The Reverb prompts were what started this blog.  I’d written a few posts prior to December 2010, but I was never consistent or focused.  It was the final prompt that really gave me something to think about and something to write about.  It took some time to commit to making such big changes though, so aside from a valiant effort in January, I wrote very little between Reverb10 and August.


I can’t remember how I first learned about Wishcasting Wednesdays, but I’m so glad I did.  I can’t change my core story without having an idea of how I want the new story to read.  The Wishcasting prompts have been useful tools for asking myself questions about what I want, a vital part of writing that new story.  They have also connected me to a lovely, supportive community, which I greatly appreciate.

The Artist’s Way

It’s an entire book about changing your core story.  It doesn’t matter what your old story was or what your new story will be, this book is about how to get from the old to the new.  I’m happy I’m reading it right now and I’m finding it very helpful.  I’ll give the book its own post once I’ve completed it, but it already deserves mention here.

My Affirmations

I started these on my own, but I received some reinforcement from The Artist’s Way.

  • I can do this.
  • I am focused and well disciplined.
  • Progress, not perfection.

After a few weeks, I’m actually starting to see evidence of all three of these.  It sounds so hokey, but they have made a difference for me and they’re becoming an important part of how I rewrite my core story.

750 Words

It’s the space where I write my morning pages for The Artist’s Way, but I love it and I’m sure I’ll use it long after I complete the book.  It’s simple, yet fun, and provides me some extra little incentives to write.  (I love the badges.)  As I write (it takes about 20 minutes to write all 750 words), I notice patterns, or things I didn’t realize I was thinking or feeling.  The stream-of-consciousness nature is an excellent way to get in touch with what I want.


I enjoy Havi Brooks’ blog.  She inspires me to listen to myself and offer myself some compassion.  Rewriting my core story isn’t going to be easy, so I’m going to need that compassion to help me through this project.  I’m also going to need to listen to myself, so I can remember who I am and learn who I want to be.

I also used her Very Personal Ads as the template for my weekly Hello, Universe post.  Those posts have become a great practice for identifying what I want or need at any given moment.

How to Change a Habit

It’s not just about fixing the bad habits, we also have to try to create new good habits.  Scott H. Young offers some great advice on how to make those changes, all of which is directly applicable to rewriting your core story.  I’ll give a brief summary here, but it’s worthwhile to read the entire post.

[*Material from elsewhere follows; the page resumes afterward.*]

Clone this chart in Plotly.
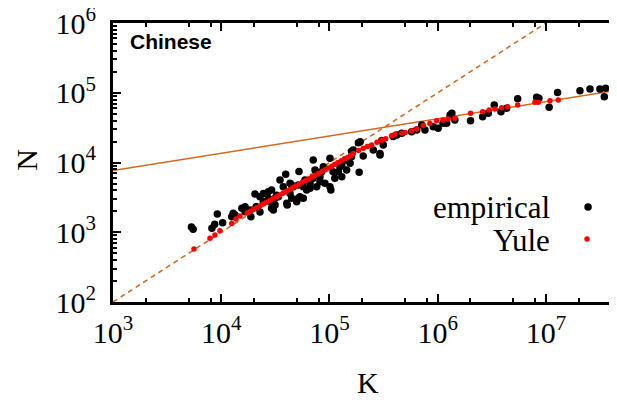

  1. Set a conditioning period.  Don’t focus on results yet, focus on actions instead.  A perfect example of my “Progress, not perfection,” affirmation.
  2. Do it every day.  That’s the best way to turn a fluke into a habit, and the reason I post daily.
  3. Replace what you’re eliminating.  There’s a great explanation in the article and I think this is the crux of being able to enjoy the habit.
  4. Begin with the start in mind.  Focus on doing something and scaling up from there; the end goal will eventually become more attainable.

Remember Who You Are

I read Pam Slim’s contribution over at Gaping Void quite some time ago, but it was the phrase “remember who you are” that stuck with me.  Who am I?  How did I become this person?  Who do I want to be?  How can I become that person?  How did I get so far away from her in the first place? Those are the big questions I’m asking myself as I try to change my core story.

* * *

What tools do you use when you’re trying to make big changes?  What inspires you to examine your core beliefs?